* _Requirements_
Restate the entire listing word for word.

* _Collected data_

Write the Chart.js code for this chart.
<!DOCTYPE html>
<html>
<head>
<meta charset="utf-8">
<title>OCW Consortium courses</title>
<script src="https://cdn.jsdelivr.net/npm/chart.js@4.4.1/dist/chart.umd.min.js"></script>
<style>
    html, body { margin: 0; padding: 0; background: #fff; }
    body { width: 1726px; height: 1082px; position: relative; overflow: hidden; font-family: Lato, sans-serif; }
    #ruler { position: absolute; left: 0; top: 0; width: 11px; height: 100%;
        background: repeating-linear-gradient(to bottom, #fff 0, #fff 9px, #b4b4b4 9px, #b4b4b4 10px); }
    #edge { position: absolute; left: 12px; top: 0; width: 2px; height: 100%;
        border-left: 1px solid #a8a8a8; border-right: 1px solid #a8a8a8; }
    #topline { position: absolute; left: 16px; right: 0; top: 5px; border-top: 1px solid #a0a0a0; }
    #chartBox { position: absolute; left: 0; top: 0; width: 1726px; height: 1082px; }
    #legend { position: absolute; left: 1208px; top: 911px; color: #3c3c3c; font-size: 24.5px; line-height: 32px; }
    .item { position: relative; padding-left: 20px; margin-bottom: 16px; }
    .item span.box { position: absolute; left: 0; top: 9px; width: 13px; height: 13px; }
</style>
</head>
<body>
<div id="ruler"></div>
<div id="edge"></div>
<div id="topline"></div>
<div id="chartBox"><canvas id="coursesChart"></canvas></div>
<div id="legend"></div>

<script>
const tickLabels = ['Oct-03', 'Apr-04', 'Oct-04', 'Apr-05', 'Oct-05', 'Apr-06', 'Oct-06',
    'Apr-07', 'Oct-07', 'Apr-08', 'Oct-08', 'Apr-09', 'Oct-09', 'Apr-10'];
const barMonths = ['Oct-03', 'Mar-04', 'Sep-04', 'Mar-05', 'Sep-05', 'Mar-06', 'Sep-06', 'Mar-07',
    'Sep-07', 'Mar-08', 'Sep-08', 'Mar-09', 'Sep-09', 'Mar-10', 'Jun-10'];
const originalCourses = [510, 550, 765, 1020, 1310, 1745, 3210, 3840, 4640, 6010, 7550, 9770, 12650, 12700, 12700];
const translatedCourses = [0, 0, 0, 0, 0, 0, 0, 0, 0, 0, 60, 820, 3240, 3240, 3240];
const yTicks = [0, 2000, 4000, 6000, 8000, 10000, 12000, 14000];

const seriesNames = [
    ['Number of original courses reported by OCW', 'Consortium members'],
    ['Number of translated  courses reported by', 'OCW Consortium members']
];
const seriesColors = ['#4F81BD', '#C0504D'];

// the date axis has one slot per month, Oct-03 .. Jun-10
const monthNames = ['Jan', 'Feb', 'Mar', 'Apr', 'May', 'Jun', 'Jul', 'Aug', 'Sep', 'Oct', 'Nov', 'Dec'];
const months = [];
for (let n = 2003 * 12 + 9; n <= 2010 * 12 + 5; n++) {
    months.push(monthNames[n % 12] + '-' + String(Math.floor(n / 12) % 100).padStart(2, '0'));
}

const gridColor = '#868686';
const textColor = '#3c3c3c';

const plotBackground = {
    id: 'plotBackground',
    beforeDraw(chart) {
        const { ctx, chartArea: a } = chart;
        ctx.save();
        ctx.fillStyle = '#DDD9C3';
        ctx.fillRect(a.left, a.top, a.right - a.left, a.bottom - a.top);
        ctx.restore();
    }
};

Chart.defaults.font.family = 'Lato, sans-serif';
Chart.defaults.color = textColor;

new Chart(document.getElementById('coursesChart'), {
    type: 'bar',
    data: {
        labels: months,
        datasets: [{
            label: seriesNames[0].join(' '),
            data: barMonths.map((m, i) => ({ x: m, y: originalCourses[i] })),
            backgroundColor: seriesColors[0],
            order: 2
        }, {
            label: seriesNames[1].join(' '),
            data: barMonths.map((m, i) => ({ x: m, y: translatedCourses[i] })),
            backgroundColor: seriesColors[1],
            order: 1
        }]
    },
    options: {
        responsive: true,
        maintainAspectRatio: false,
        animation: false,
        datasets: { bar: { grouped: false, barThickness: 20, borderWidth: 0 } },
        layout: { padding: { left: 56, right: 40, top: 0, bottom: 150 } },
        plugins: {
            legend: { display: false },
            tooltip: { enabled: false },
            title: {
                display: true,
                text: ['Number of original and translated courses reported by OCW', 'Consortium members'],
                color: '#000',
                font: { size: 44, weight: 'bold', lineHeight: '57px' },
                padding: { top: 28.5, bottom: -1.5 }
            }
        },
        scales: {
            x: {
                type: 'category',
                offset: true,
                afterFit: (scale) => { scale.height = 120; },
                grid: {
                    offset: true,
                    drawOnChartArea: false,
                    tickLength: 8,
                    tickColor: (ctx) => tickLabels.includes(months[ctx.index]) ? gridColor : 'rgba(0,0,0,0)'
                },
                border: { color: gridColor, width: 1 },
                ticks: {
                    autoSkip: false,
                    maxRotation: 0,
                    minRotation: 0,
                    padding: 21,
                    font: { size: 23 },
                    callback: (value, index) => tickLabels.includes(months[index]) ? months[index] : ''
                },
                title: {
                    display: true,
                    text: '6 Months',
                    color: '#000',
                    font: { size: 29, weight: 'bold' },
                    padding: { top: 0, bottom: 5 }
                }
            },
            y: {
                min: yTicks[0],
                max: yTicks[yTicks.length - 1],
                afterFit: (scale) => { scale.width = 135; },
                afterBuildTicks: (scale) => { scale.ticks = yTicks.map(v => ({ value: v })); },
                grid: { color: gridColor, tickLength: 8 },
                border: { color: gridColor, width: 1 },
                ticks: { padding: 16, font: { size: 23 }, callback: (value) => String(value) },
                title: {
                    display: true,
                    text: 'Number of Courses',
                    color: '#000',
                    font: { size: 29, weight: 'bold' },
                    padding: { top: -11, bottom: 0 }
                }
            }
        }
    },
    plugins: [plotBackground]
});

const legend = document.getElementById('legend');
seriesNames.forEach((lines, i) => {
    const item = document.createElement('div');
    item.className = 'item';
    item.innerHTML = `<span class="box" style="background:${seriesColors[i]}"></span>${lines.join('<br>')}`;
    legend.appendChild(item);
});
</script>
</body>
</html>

* _Answer to the task_
Write the Chart.js code for this chart.
<!DOCTYPE html>
<html>
<head>
<meta charset="utf-8">
<title>OCW Consortium courses</title>
<script src="https://cdn.jsdelivr.net/npm/chart.js@4.4.1/dist/chart.umd.min.js"></script>
<style>
    html, body { margin: 0; padding: 0; background: #fff; }
    body { width: 1726px; height: 1082px; position: relative; overflow: hidden; font-family: Lato, sans-serif; }
    #ruler { position: absolute; left: 0; top: 0; width: 11px; height: 100%;
        background: repeating-linear-gradient(to bottom, #fff 0, #fff 9px, #b4b4b4 9px, #b4b4b4 10px); }
    #edge { position: absolute; left: 12px; top: 0; width: 2px; height: 100%;
        border-left: 1px solid #a8a8a8; border-right: 1px solid #a8a8a8; }
    #topline { position: absolute; left: 16px; right: 0; top: 5px; border-top: 1px solid #a0a0a0; }
    #chartBox { position: absolute; left: 0; top: 0; width: 1726px; height: 1082px; }
    #legend { position: absolute; left: 1208px; top: 911px; color: #3c3c3c; font-size: 24.5px; line-height: 32px; }
    .item { position: relative; padding-left: 20px; margin-bottom: 16px; }
    .item span.box { position: absolute; left: 0; top: 9px; width: 13px; height: 13px; }
</style>
</head>
<body>
<div id="ruler"></div>
<div id="edge"></div>
<div id="topline"></div>
<div id="chartBox"><canvas id="coursesChart"></canvas></div>
<div id="legend"></div>

<script>
const tickLabels = ['Oct-03', 'Apr-04', 'Oct-04', 'Apr-05', 'Oct-05', 'Apr-06', 'Oct-06',
    'Apr-07', 'Oct-07', 'Apr-08', 'Oct-08', 'Apr-09', 'Oct-09', 'Apr-10'];
const barMonths = ['Oct-03', 'Mar-04', 'Sep-04', 'Mar-05', 'Sep-05', 'Mar-06', 'Sep-06', 'Mar-07',
    'Sep-07', 'Mar-08', 'Sep-08', 'Mar-09', 'Sep-09', 'Mar-10', 'Jun-10'];
const originalCourses = [510, 550, 765, 1020, 1310, 1745, 3210, 3840, 4640, 6010, 7550, 9770, 12650, 12700, 12700];
const translatedCourses = [0, 0, 0, 0, 0, 0, 0, 0, 0, 0, 60, 820, 3240, 3240, 3240];
const yTicks = [0, 2000, 4000, 6000, 8000, 10000, 12000, 14000];

const seriesNames = [
    ['Number of original courses reported by OCW', 'Consortium members'],
    ['Number of translated  courses reported by', 'OCW Consortium members']
];
const seriesColors = ['#4F81BD', '#C0504D'];

// the date axis has one slot per month, Oct-03 .. Jun-10
const monthNames = ['Jan', 'Feb', 'Mar', 'Apr', 'May', 'Jun', 'Jul', 'Aug', 'Sep', 'Oct', 'Nov', 'Dec'];
const months = [];
for (let n = 2003 * 12 + 9; n <= 2010 * 12 + 5; n++) {
    months.push(monthNames[n % 12] + '-' + String(Math.floor(n / 12) % 100).padStart(2, '0'));
}

const gridColor = '#868686';
const textColor = '#3c3c3c';

const plotBackground = {
    id: 'plotBackground',
    beforeDraw(chart) {
        const { ctx, chartArea: a } = chart;
        ctx.save();
        ctx.fillStyle = '#DDD9C3';
        ctx.fillRect(a.left, a.top, a.right - a.left, a.bottom - a.top);
        ctx.restore();
    }
};

Chart.defaults.font.family = 'Lato, sans-serif';
Chart.defaults.color = textColor;

new Chart(document.getElementById('coursesChart'), {
    type: 'bar',
    data: {
        labels: months,
        datasets: [{
            label: seriesNames[0].join(' '),
            data: barMonths.map((m, i) => ({ x: m, y: originalCourses[i] })),
            backgroundColor: seriesColors[0],
            order: 2
        }, {
            label: seriesNames[1].join(' '),
            data: barMonths.map((m, i) => ({ x: m, y: translatedCourses[i] })),
            backgroundColor: seriesColors[1],
            order: 1
        }]
    },
    options: {
        responsive: true,
        maintainAspectRatio: false,
        animation: false,
        datasets: { bar: { grouped: false, barThickness: 20, borderWidth: 0 } },
        layout: { padding: { left: 56, right: 40, top: 0, bottom: 150 } },
        plugins: {
            legend: { display: false },
            tooltip: { enabled: false },
            title: {
                display: true,
                text: ['Number of original and translated courses reported by OCW', 'Consortium members'],
                color: '#000',
                font: { size: 44, weight: 'bold', lineHeight: '57px' },
                padding: { top: 28.5, bottom: -1.5 }
            }
        },
        scales: {
            x: {
                type: 'category',
                offset: true,
                afterFit: (scale) => { scale.height = 120; },
                grid: {
                    offset: true,
                    drawOnChartArea: false,
                    tickLength: 8,
                    tickColor: (ctx) => tickLabels.includes(months[ctx.index]) ? gridColor : 'rgba(0,0,0,0)'
                },
                border: { color: gridColor, width: 1 },
                ticks: {
                    autoSkip: false,
                    maxRotation: 0,
                    minRotation: 0,
                    padding: 21,
                    font: { size: 23 },
                    callback: (value, index) => tickLabels.includes(months[index]) ? months[index] : ''
                },
                title: {
                    display: true,
                    text: '6 Months',
                    color: '#000',
                    font: { size: 29, weight: 'bold' },
                    padding: { top: 0, bottom: 5 }
                }
            },
            y: {
                min: yTicks[0],
                max: yTicks[yTicks.length - 1],
                afterFit: (scale) => { scale.width = 135; },
                afterBuildTicks: (scale) => { scale.ticks = yTicks.map(v => ({ value: v })); },
                grid: { color: gridColor, tickLength: 8 },
                border: { color: gridColor, width: 1 },
                ticks: { padding: 16, font: { size: 23 }, callback: (value) => String(value) },
                title: {
                    display: true,
                    text: 'Number of Courses',
                    color: '#000',
                    font: { size: 29, weight: 'bold' },
                    padding: { top: -11, bottom: 0 }
                }
            }
        }
    },
    plugins: [plotBackground]
});

const legend = document.getElementById('legend');
seriesNames.forEach((lines, i) => {
    const item = document.createElement('div');
    item.className = 'item';
    item.innerHTML = `<span class="box" style="background:${seriesColors[i]}"></span>${lines.join('<br>')}`;
    legend.appendChild(item);
});
</script>
</body>
</html>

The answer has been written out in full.